The 2019 edition of my Pulitzer challenge is off to a swashbuckling start with The Black Count: Glory, Betrayal, Redemption, and the Real Life Count Of Monte Cristo by Tom Reiss. A 2012 winner, Reiss had been influenced by his mother’s tattered copy of El Comte de Monte-Cristo, a copy she brought to the United States from France when she fled Nazi Europe. Reiss grew up in a household where the tales written by Alexandre Dumas were family favorites and each tale a treasured treat. Years later Reiss became a historian, starting with the Orientalist that gained international acclaim. His thoughts and research turned back to Dumas and his heroine Edouard Dantes and the stories he grew up reading. Determined to learn the identity of the real life Count, Reiss spent ten years researching the his identity and the result was an award winning tale of racial identity and political intrigue in early republican France.
Alexandre Dumas was born circa 1759 on the island of Sante-Domingue to Antoine Alexandre Davy de Pailleterie and his wife the freed slave Marie Cessette Dumas. During the second half of eighteenth century while racial politics were not widely discussed, Americans, as blacks were known on French soil, enjoyed more rights in France and her territories than in most other places in the Western Hemisphere. Antoine Pailleterie was a marquis for many generations yet experienced a rivalry with his brother Charles for the family’s land and holdings. Yet, the family was destitute, having survived poor sugar harvests and business decisions on Sante-Domingue. When Alexandre Dumas arrived in France at age fourteen, he took the surname of his mother, denouncing his marquis family now in turmoil. Despite some laws racial prejudicial laws existing in France, Dumas was free and spent his teenage years prior to the revolution in Paris, where he was influenced by French culture and attempted to school himself in the ways of a young Count, making up for lost time. Yet, what interested the young Dumas the most was swordsmanship. On the dawn of the revolution, he had become an accomplished fencer and horseback rider, and at six feet tall and swarthy, presented himself as quite a contrast to the majority of Frenchmen of his age.
During the revolution, Alexandre Dumas entered the French army but not as an officer befitting of a marquis but as an unranked officer. Knowing that he had to attain the rank of sergeant in order to win his future wife Marie-Louise Labouret’s hand in marriage, young Dumas embodied the French spirit of fraternity, liberty, and equality, and excelled at each assignment he was given, eventually rising to the rank of general. Early 19th century Europe was still governed by the Holy Roman Empire and the Hapsburg and Ottoman dynasties, and the new French Republic had an eye on conquering the entire continent. Dumas lead surges and battles along France’s borders as his nature thirsted to be on the front lines of action. He lead campaigns in the Alps into Italy as France designed to win the peninsula. Yet, Dumas’ exploits on the battlefield were noted by a rising star in the military, one General Napoleon Bonaparte. By 1798, Napoleon already believed that he was destined for greatness and perhaps feared Dumas as a rival for power and glory. The General was quick to put Dumas in his place, resulting in the rise of the Napoleonic age and Dumas nearly becoming a historical footnote.

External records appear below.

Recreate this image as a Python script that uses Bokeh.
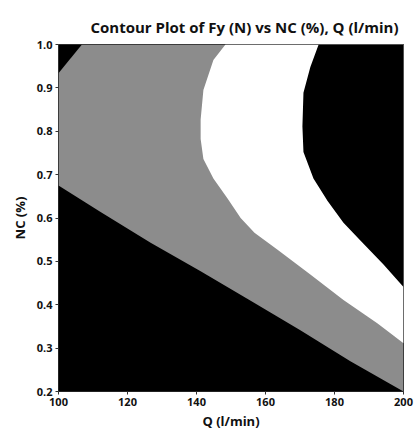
from bokeh.plotting import figure
from bokeh.models import Range1d, FixedTicker
from bokeh.embed import file_html
from bokeh.resources import INLINE

# Axis extents
Q_MIN, Q_MAX = 100, 200
NC_MIN, NC_MAX = 0.2, 1.0

q_ticks = [100, 120, 140, 160, 180, 200]
nc_ticks = [0.2, 0.3, 0.4, 0.5, 0.6, 0.7, 0.8, 0.9, 1.0]

# Contour boundaries of Fy (N) in the (Q, NC) plane
# lowest band / middle band boundary (bottom-left)
low_q = [100.0, 112.2, 126.7, 141.2, 155.7, 170.1, 184.6, 200.0]
low_nc = [0.675, 0.614, 0.543, 0.477, 0.409, 0.341, 0.270, 0.200]

# middle band / upper band boundary
mid_q = [148.4, 144.9, 142.0, 141.2, 141.2, 142.0, 144.9, 149.0, 152.8, 156.8, 163.5, 173.0, 182.6, 192.5, 200.0]
mid_nc = [1.000, 0.964, 0.895, 0.827, 0.782, 0.736, 0.691, 0.645, 0.600, 0.566, 0.527, 0.470, 0.411, 0.357, 0.311]

# upper band / top band boundary (top-right)
high_q = [175.4, 173.0, 171.0, 170.7, 171.0, 173.9, 178.0, 182.6, 187.5, 194.2, 200.0]
high_nc = [1.000, 0.948, 0.889, 0.811, 0.752, 0.691, 0.639, 0.589, 0.548, 0.493, 0.441]

# small low-level pocket in the top-left corner
corner_q = [100.0, 103.3, 106.8]
corner_nc = [0.934, 0.966, 1.000]

BAND_COLORS = ["#000000", "#8c8c8c", "#ffffff", "#000000"]

p = figure(width=419, height=432, output_backend="svg", toolbar_location=None,
           x_range=Range1d(Q_MIN, Q_MAX), y_range=Range1d(NC_MIN, NC_MAX),
           min_border_left=58, min_border_right=16, min_border_top=44, min_border_bottom=36,
           title="Contour Plot of Fy (N) vs NC (%), Q (l/min)")

p.background_fill_color = BAND_COLORS[0]
p.border_fill_color = "white"
p.outline_line_color = "#222222"
p.outline_line_width = 1
p.grid.visible = False

# filled bands, stacked from the lowest level upwards
band_xs = [
    low_q + [Q_MAX, Q_MIN],
    mid_q + [Q_MAX],
    high_q + [Q_MAX],
    corner_q + [Q_MIN],
]
band_ys = [
    low_nc + [NC_MAX, NC_MAX],
    mid_nc + [NC_MAX],
    high_nc + [NC_MAX],
    corner_nc + [NC_MAX],
]
band_fill = [BAND_COLORS[1], BAND_COLORS[2], BAND_COLORS[3], BAND_COLORS[0]]
p.patches(band_xs, band_ys, fill_color=band_fill, line_color=None)

# title
p.title.text_font = "Open Sans"
p.title.text_font_size = "15px"
p.title.text_font_style = "bold"
p.title.text_color = "#111111"
p.title.align = "left"
p.title.offset = 32
p.title.standoff = 16

# axes
p.xaxis.ticker = FixedTicker(ticks=q_ticks)
p.yaxis.ticker = FixedTicker(ticks=nc_ticks)
p.yaxis.major_label_overrides = {t: f"{t:.1f}" for t in nc_ticks}
p.xaxis.axis_label = "Q (l/min)"
p.yaxis.axis_label = "NC (%)"
for ax in (p.xaxis, p.yaxis):
    ax.axis_line_color = None
    ax.major_tick_line_color = "#333333"
    ax.major_tick_out = 3
    ax.major_tick_in = 0
    ax.minor_tick_line_color = None
    ax.major_label_text_font = "Open Sans"
    ax.major_label_text_font_style = "bold"
    ax.major_label_text_font_size = "11px"
    ax.major_label_text_color = "#111111"
    ax.axis_label_text_font = "Open Sans"
    ax.axis_label_text_font_style = "bold"
    ax.axis_label_text_font_size = "13px"
    ax.axis_label_text_color = "#111111"
    ax.major_label_standoff = 3
p.xaxis.axis_label_standoff = 3
p.yaxis.axis_label_standoff = 5

open("out.html", "w").write(file_html(p, INLINE))
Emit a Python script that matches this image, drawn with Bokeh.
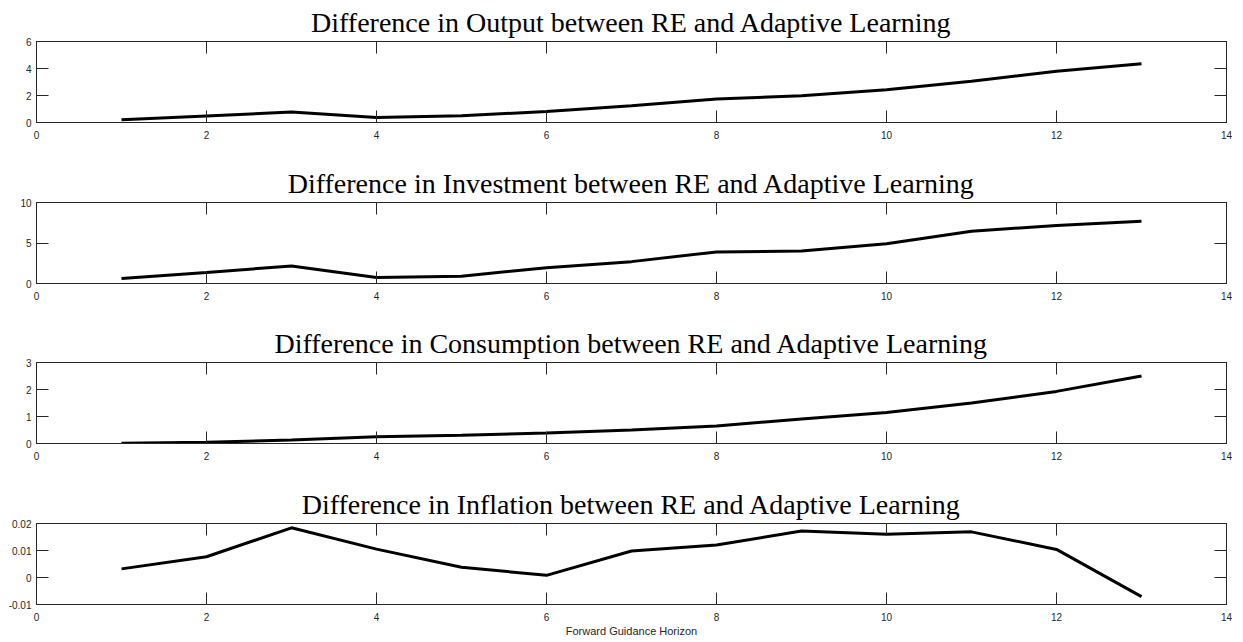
from bokeh.plotting import figure
from bokeh.layouts import column
from bokeh.models import Range1d, LinearAxis, FixedTicker
from bokeh.embed import file_html
from bokeh.resources import INLINE

horizon = [1, 2, 3, 4, 5, 6, 7, 8, 9, 10, 11, 12, 13]
output_diff = [0.20, 0.48, 0.77, 0.37, 0.50, 0.82, 1.24, 1.74, 1.98, 2.43, 3.05, 3.79, 4.36]
investment_diff = [0.63, 1.37, 2.17, 0.75, 0.90, 1.95, 2.70, 3.90, 4.00, 4.92, 6.46, 7.17, 7.70]
consumption_diff = [0.01, 0.05, 0.13, 0.25, 0.31, 0.39, 0.50, 0.65, 0.91, 1.15, 1.50, 1.93, 2.50]
inflation_diff = [0.0032, 0.0077, 0.0184, 0.0105, 0.0038, 0.0008, 0.0098, 0.0120, 0.0172, 0.0160, 0.0169, 0.0104, -0.0071]

titles = [
    "Difference in Output between RE and Adaptive Learning",
    "Difference in Investment between RE and Adaptive Learning",
    "Difference in Consumption between RE and Adaptive Learning",
    "Difference in Inflation between RE and Adaptive Learning",
]
series = [output_diff, investment_diff, consumption_diff, inflation_diff]
y_limits = [(0, 6), (0, 10), (0, 3), (-0.01, 0.02)]
y_ticks = [[0, 2, 4, 6], [0, 5, 10], [0, 1, 2, 3], [-0.01, 0, 0.01, 0.02]]
y_tick_labels = [None, None, None, {-0.01: "-0.01", 0: "0", 0.01: "0.01", 0.02: "0.02"}]
x_ticks = [0, 2, 4, 6, 8, 10, 12, 14]
x_label = "Forward Guidance Horizon"

AX = "#262626"
TICK_FONT = "Liberation Sans"


def style_axis(ax, ticks, show_labels=True):
    ax.ticker = FixedTicker(ticks=ticks)
    ax.major_tick_in = 12
    ax.major_tick_out = 0
    ax.minor_tick_in = 0
    ax.minor_tick_out = 0
    ax.major_tick_line_color = AX
    ax.major_tick_line_width = 1
    ax.axis_line_color = AX
    ax.axis_line_width = 1
    ax.major_label_text_font = TICK_FONT
    if show_labels:
        ax.major_label_text_color = AX
        ax.major_label_text_font_size = "10px"
    else:
        ax.major_label_text_color = None
        ax.major_label_text_font_size = "0px"
        ax.major_label_standoff = 0


figs = []
tops = [41, 41, 41, 41]
bottoms = [39, 38, 39, 36]
for i in range(4):
    p = figure(
        frame_width=1190, frame_height=81,
        x_range=Range1d(0, 14), y_range=Range1d(*y_limits[i]),
        output_backend="svg", toolbar_location=None,
        min_border_left=36, min_border_right=6,
        min_border_top=tops[i], min_border_bottom=bottoms[i],
    )
    p.grid.visible = False
    p.outline_line_color = AX
    p.background_fill_color = "white"
    p.border_fill_color = "white"

    p.title.text = titles[i]
    p.title.align = "center"
    p.title.text_font = "Liberation Serif"
    p.title.text_font_size = "28px"
    p.title.text_font_style = "normal"
    p.title.text_color = "black"
    p.title.standoff = 7

    bottom_ax = p.below[0]
    left_ax = p.left[0]
    style_axis(bottom_ax, x_ticks)
    bottom_ax.major_label_standoff = 8
    style_axis(left_ax, y_ticks[i])
    left_ax.major_label_standoff = 5
    if y_tick_labels[i]:
        left_ax.major_label_overrides = y_tick_labels[i]

    top_ax = LinearAxis()
    style_axis(top_ax, x_ticks, show_labels=False)
    p.add_layout(top_ax, "above")
    right_ax = LinearAxis()
    style_axis(right_ax, y_ticks[i], show_labels=False)
    p.add_layout(right_ax, "right")

    if i == 3:
        bottom_ax.axis_label = x_label
        bottom_ax.axis_label_text_font = TICK_FONT
        bottom_ax.axis_label_text_font_size = "11px"
        bottom_ax.axis_label_text_font_style = "normal"
        bottom_ax.axis_label_text_color = AX
        bottom_ax.axis_label_standoff = 1

    p.line(horizon, series[i], line_color="black", line_width=3)
    figs.append(p)

layout = column(*figs, spacing=0)
open("out.html", "w").write(file_html(layout, INLINE))
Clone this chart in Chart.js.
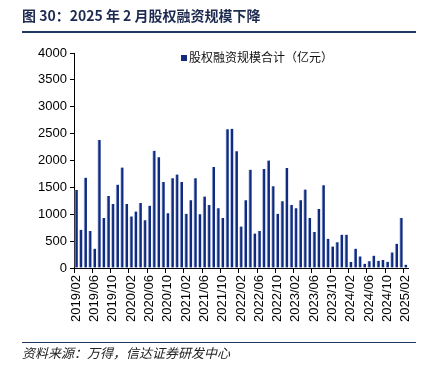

Dumas was well regarded by the majority of those he encountered in the army. Perhaps Napoleon reinstated race laws in France after a half century of freedoms with his old rival in mind. As a result, Dumas never received accolades in his lifetime. Prior to Reiss unearthing two hundred year old documents what the public knows about Alexandre Dumas comes from memoirs written by his famous son of the same name, the novelist Alexandre Dumas. The younger Dumas bases his protagonist Edouard Dantes on his father, who was imprisoned in an Italian fortress from 1799-1800. Dumas was only four when his father passed away, but between his mother and his father’s colleagues, he was able to piece together a memoir befitting of a decorated general. Reiss cites passages from these memoirs throughout the text, giving Dumas’ accounts of events that were often altered by Napoleon and his cronies. Unfortunately, even after the publication of The Count Of Monte Cristo, few Frenchmen remembered the elder Alexandre Dumas and his battlefield heroics; Edouard Dantes was a memorable hero but few equated him with war hero Alex Dumas.
What I find remarkable is that Alex Dumas achieved glory in the late 18th century at a time when most people of African descent were chained as slaves. That he nearly became the top general in the entire French army speaks to his character and that the French were race blind. And perhaps if Napoleon did not have a complex, history would have turned out different for both Dumas and for France. Having never read the Count Of Monte Cristo and now feel that I must read this classic novel, Tom Reiss does an impeccable job of bringing the real life tale to life for me. I have not read much on European history since high school so I was reminded of an age of revolution as the average person asserted themselves in the face of monarchy and aristocracy. While I am usually drawn to American history and Pulitzer winners of this nature, I was enlightened by the Black Count and respect the research that Reiss undertook in unearthing the Count’s true identity. I look forward to reading his other history of middle eastern politics.